A new docker image was recently stood up to replace an existing postgres database. A dump was taken of the database before the old instance was shut down using the following command:

pg_dump -h localhost -p 5432 -d *dbname* -U postgres > *dbname*.pgdump

We'd like to concatenate or append this data to the new database in order to "backfill" some older historical data. The database name and schema of the two databases is identical. What is the easiest, safest way to do this? Secondly, need postgres be shut down during the process?

If overlapping primary keys or unique columns have been assigned to the new data, then there will be no clean way to merge them without putting in some work to clean that up. Assuming that hasn't happened...

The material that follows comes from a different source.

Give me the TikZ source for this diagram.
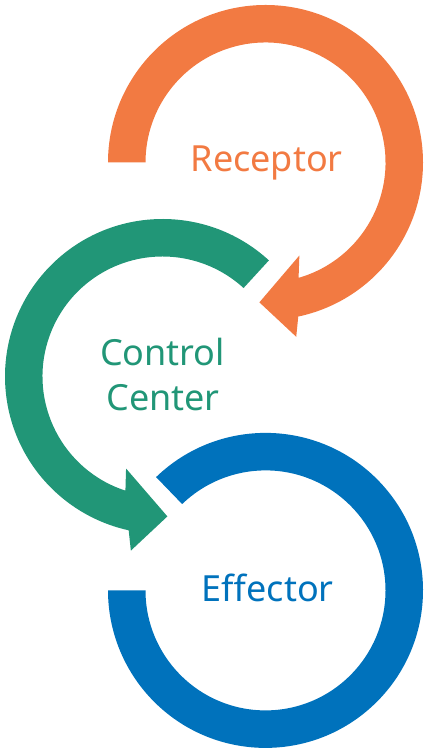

The current dump file will have create statements for all the objects that already exists. If you replay that file into the current database, you will get a bunch of errors for all those objects. If you don't have it all run in one transaction, then you could simply ignore those errors. But, you might also load data in the wrong order and get foreign key violations. Those errors will be mixed in with all the other ones about existing object, so might be easy to overlook.

So what I would do is stand up an empty database server, and replay your current dump into that. Then retake the pg_dump, but with either -a or --section=data . Then you should be able to load that dump into your new database. This has two advantages, it will not dump out CREATE statements which are not needed and throw errors which would need to be ignored, and it should dump the tables in an order which will not cause foreign key violations.